(Aim of the task) Leaving out every picture, copy the lines of the data exactly, from the first through the line containing "const legendBottom = ['D', 'Y', 'G', 'R'];".

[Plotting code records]
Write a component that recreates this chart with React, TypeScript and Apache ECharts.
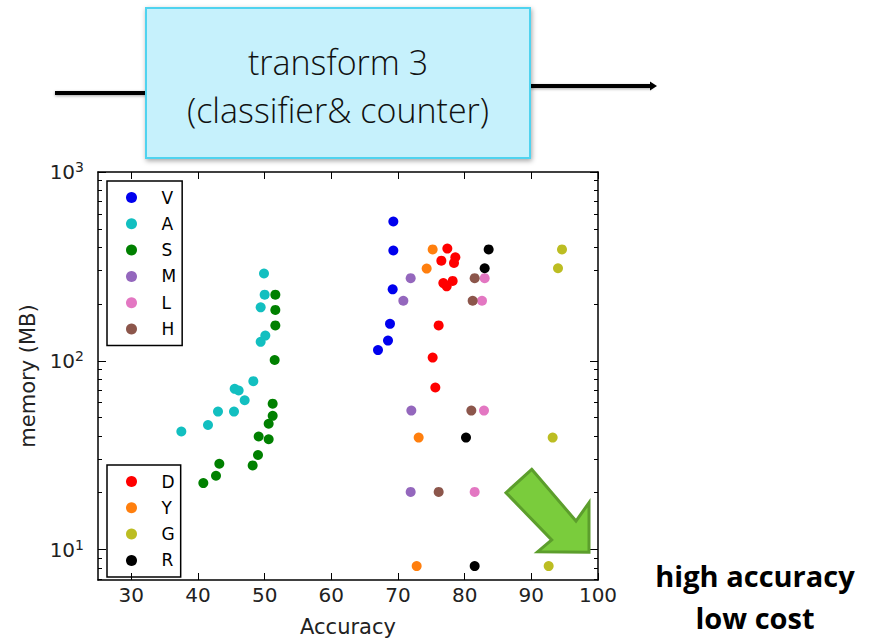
import React, { useEffect, useRef } from 'react';
import * as echarts from 'echarts';

// ---- data ----
const xTicks = [30, 40, 50, 60, 70, 80, 90, 100];
const yMajorTicks = [10, 100, 1000];
const yMinorTicks = [7, 8, 9, 20, 30, 40, 50, 60, 70, 80, 90, 200, 300, 400, 500, 600, 700, 800, 900];

const seriesNames = ['V', 'A', 'S', 'M', 'L', 'H', 'D', 'Y', 'G', 'R'];
const seriesColors = ['#0000ee', '#12bfc0', '#008000', '#9467bd', '#e377c2', '#8c564b', '#ff0000', '#ff7f0e', '#bcbd22', '#000000'];
const legendTop = ['V', 'A', 'S', 'M', 'L', 'H'];
const legendBottom = ['D', 'Y', 'G', 'R'];

const dataV = [[69.3, 547], [69.3, 384], [69.2, 239], [68.8, 157], [68.5, 128], [67.0, 114]];
const dataA = [[49.9, 290], [50.0, 224], [49.4, 192], [50.1, 136], [49.4, 126], [48.3, 78], [45.5, 71], [46.1, 69.6], [47.0, 61.8], [43.0, 53.8], [45.4, 53.8], [41.5, 45.7], [37.5, 42.2]];
const dataS = [[51.6, 224], [51.6, 186], [51.6, 154], [51.5, 101], [51.2, 59.3], [51.2, 51.1], [50.6, 46.4], [49.1, 39.7], [50.6, 38.4], [49.0, 31.7], [43.2, 28.5], [48.2, 27.9], [42.7, 24.6], [40.8, 22.5]];
const dataM = [[71.9, 274], [70.8, 208], [72.0, 54.5], [71.9, 20.2]];
const dataL = [[83.0, 274], [82.6, 208], [82.9, 54.5], [81.5, 20.2]];
const dataH = [[81.5, 274], [81.2, 208], [81.0, 54.5], [76.1, 20.2]];
const dataD = [[77.4, 393], [76.5, 339], [78.6, 353], [78.4, 330], [76.8, 258], [77.3, 248], [78.2, 265], [76.1, 154], [75.2, 104], [75.6, 72.2]];
const dataY = [[75.2, 389], [74.3, 308], [73.1, 39.2], [72.8, 8.18]];
const dataG = [[94.6, 389], [94.0, 309], [93.2, 39.2], [92.6, 8.18]];
const dataR = [[83.6, 389], [83.0, 309], [80.2, 39.2], [81.5, 8.18]];
const seriesData = [dataV, dataA, dataS, dataM, dataL, dataH, dataD, dataY, dataG, dataR];

const X_MIN = 25;
const X_MAX = 100;
const Y_MIN = 6.9;
const Y_MAX = 1000;

const tickFont = 'DejaVu Sans';

export default function App() {
  const ref = useRef<HTMLDivElement>(null);
  useEffect(() => {
    if (!ref.current) return;
    const chart = echarts.init(ref.current, null, { renderer: 'svg' });

    const legendCommon = {
      orient: 'vertical' as const,
      left: 107,
      icon: 'circle',
      itemWidth: 50,
      itemHeight: 11,
      itemGap: 9.3,
      selectedMode: false,
      borderColor: '#000',
      borderWidth: 1.5,
      borderRadius: 0,
      textStyle: { fontFamily: tickFont, fontSize: 17, color: '#000' },
    };

    const yBase = {
      type: 'log' as const,
      logBase: 10,
      min: Y_MIN,
      max: Y_MAX,
      splitLine: { show: false },
    };

    const option: any = {
      animation: false,
      backgroundColor: '#fff',
      grid: { left: 98, top: 172, width: 500, height: 413 },
      legend: [
        { ...legendCommon, top: 181, padding: [8, 6, 8, 19], data: legendTop },
        { ...legendCommon, top: 465, padding: [8, 6, 8, 19], data: legendBottom },
      ],
      xAxis: [
        {
          type: 'value',
          min: X_MIN,
          max: X_MAX,
          position: 'bottom',
          name: 'Accuracy',
          nameLocation: 'middle',
          nameGap: 36,
          nameTextStyle: { fontFamily: tickFont, fontSize: 21, color: '#222' },
          axisLine: { show: true, lineStyle: { color: '#000', width: 1.5 } },
          axisTick: { show: true, inside: true, length: 7, customValues: xTicks, lineStyle: { color: '#000' } },
          axisLabel: { show: true, customValues: xTicks, margin: 5, fontFamily: tickFont, fontSize: 20, color: '#222' },
          splitLine: { show: false },
        },
        {
          type: 'value',
          min: X_MIN,
          max: X_MAX,
          position: 'top',
          axisLine: { show: true, lineStyle: { color: '#000', width: 1.5 } },
          axisTick: { show: true, inside: true, length: 7, customValues: xTicks, lineStyle: { color: '#000' } },
          axisLabel: { show: false },
          splitLine: { show: false },
        },
      ],
      yAxis: [
        {
          ...yBase,
          position: 'left',
          name: 'memory (MB)',
          nameLocation: 'middle',
          nameRotate: 90,
          nameGap: 46,
          nameTextStyle: { fontFamily: tickFont, fontSize: 21, color: '#222' },
          axisLine: { show: true, lineStyle: { color: '#000', width: 1.5 } },
          axisTick: { show: true, inside: true, length: 8, customValues: yMajorTicks, lineStyle: { color: '#000' } },
          axisLabel: {
            show: true,
            customValues: yMajorTicks,
            margin: 14,
            fontFamily: tickFont,
            fontSize: 20,
            color: '#222',
            lineHeight: 24,
            formatter: (v: number) => '10{sup|' + Math.round(Math.log10(v)) + '}',
            rich: {
              sup: { fontFamily: tickFont, fontSize: 14, color: '#222', lineHeight: 13, verticalAlign: 'top' },
            },
          },
        },
        {
          ...yBase,
          position: 'left',
          axisLine: { show: false },
          axisTick: { show: true, inside: true, length: 4, customValues: yMinorTicks, lineStyle: { color: '#000' } },
          axisLabel: { show: false },
        },
        {
          ...yBase,
          position: 'right',
          axisLine: { show: true, lineStyle: { color: '#000', width: 1.5 } },
          axisTick: { show: true, inside: true, length: 8, customValues: yMajorTicks, lineStyle: { color: '#000' } },
          axisLabel: { show: false },
        },
        {
          ...yBase,
          position: 'right',
          axisLine: { show: false },
          axisTick: { show: true, inside: true, length: 4, customValues: yMinorTicks, lineStyle: { color: '#000' } },
          axisLabel: { show: false },
        },
      ],
      series: seriesNames.map((name, i) => ({
        name,
        type: 'scatter',
        xAxisIndex: 0,
        yAxisIndex: 0,
        symbol: 'circle',
        symbolSize: 10,
        itemStyle: { color: seriesColors[i], opacity: 1 },
        emphasis: { disabled: true },
        data: seriesData[i],
      })),
      graphic: [
        {
          type: 'rect',
          shape: { x: 55, y: 91, width: 92, height: 4 },
          style: { fill: '#000', shadowBlur: 3, shadowColor: 'rgba(0,0,0,0.35)', shadowOffsetY: 1 },
        },
        {
          type: 'rect',
          shape: { x: 530, y: 84, width: 122, height: 4 },
          style: { fill: '#000', shadowBlur: 3, shadowColor: 'rgba(0,0,0,0.35)', shadowOffsetY: 1 },
        },
        {
          type: 'polygon',
          shape: { points: [[650, 81.5], [657, 86], [650, 90.5]] },
          style: { fill: '#000' },
        },
        {
          type: 'rect',
          shape: { x: 146, y: 8, width: 384, height: 150 },
          style: {
            fill: '#c6f1fc',
            stroke: '#4fd3ef',
            lineWidth: 2,
            shadowBlur: 5,
            shadowOffsetX: 1,
            shadowOffsetY: 2,
            shadowColor: 'rgba(0,0,0,0.35)',
          },
        },
        {
          type: 'text',
          x: 338,
          y: 86,
          style: {
            text: 'transform 3\n(classifier& counter)',
            fontFamily: 'Open Sans',
            fontWeight: 300,
            fontSize: 34,
            lineHeight: 48,
            fill: '#111',
            align: 'center',
            verticalAlign: 'middle',
          },
        },
        {
          type: 'polygon',
          z: 100,
          shape: {
            points: [[531.7, 469.3], [576, 521], [589, 502.7], [589, 552.3], [537.7, 551.7], [551.7, 540], [506, 492.7]],
          },
          style: { fill: '#7acc3c', stroke: '#5c9e2c', lineWidth: 3, lineJoin: 'miter' },
        },
        {
          type: 'text',
          x: 755,
          y: 596,
          style: {
            text: 'high accuracy\nlow cost',
            fontFamily: 'Open Sans',
            fontWeight: 'bold',
            fontSize: 29,
            lineHeight: 42,
            fill: '#000',
            align: 'center',
            verticalAlign: 'middle',
          },
        },
      ],
    };

    chart.setOption(option);
    return () => chart.dispose();
  }, []);

  return (
    <div
      ref={ref}
      style={{ position: 'fixed', left: 0, top: 0, width: 869, height: 642, background: '#fff' }}
    />
  );
}
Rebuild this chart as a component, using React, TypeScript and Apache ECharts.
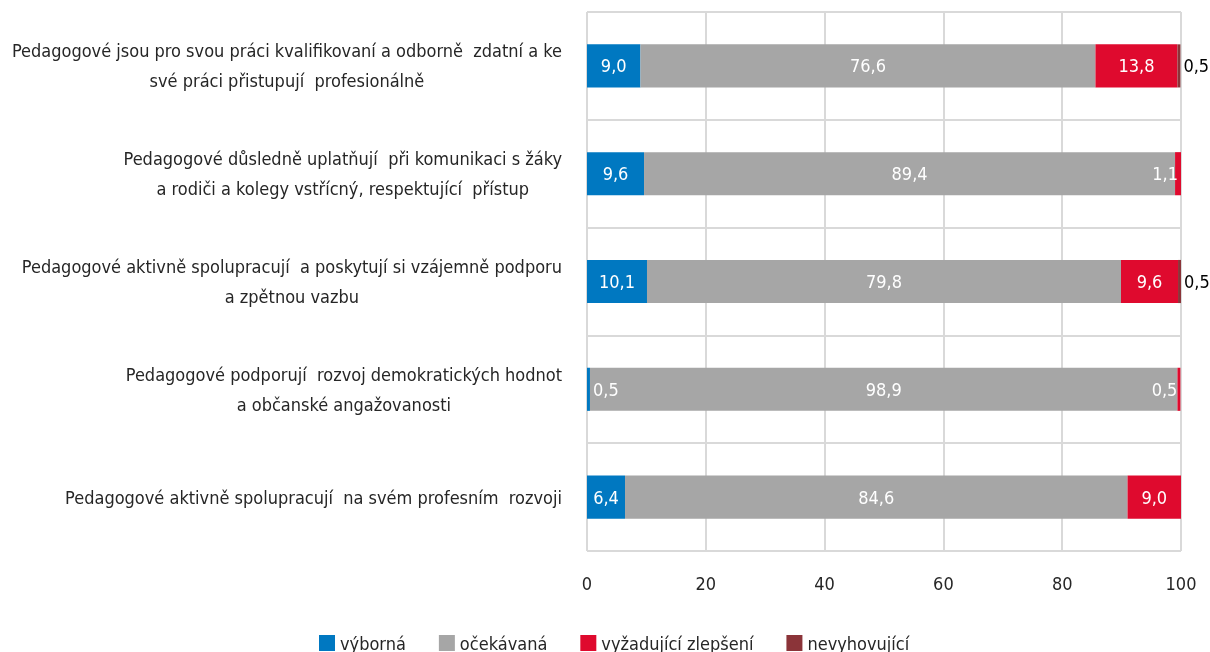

(Exercise response)
Write a component that recreates this chart with React, TypeScript and Apache ECharts.
import React, { useEffect, useRef } from 'react';
import * as echarts from 'echarts';

// ---- data ----
const xTicks = [30, 40, 50, 60, 70, 80, 90, 100];
const yMajorTicks = [10, 100, 1000];
const yMinorTicks = [7, 8, 9, 20, 30, 40, 50, 60, 70, 80, 90, 200, 300, 400, 500, 600, 700, 800, 900];

const seriesNames = ['V', 'A', 'S', 'M', 'L', 'H', 'D', 'Y', 'G', 'R'];
const seriesColors = ['#0000ee', '#12bfc0', '#008000', '#9467bd', '#e377c2', '#8c564b', '#ff0000', '#ff7f0e', '#bcbd22', '#000000'];
const legendTop = ['V', 'A', 'S', 'M', 'L', 'H'];
const legendBottom = ['D', 'Y', 'G', 'R'];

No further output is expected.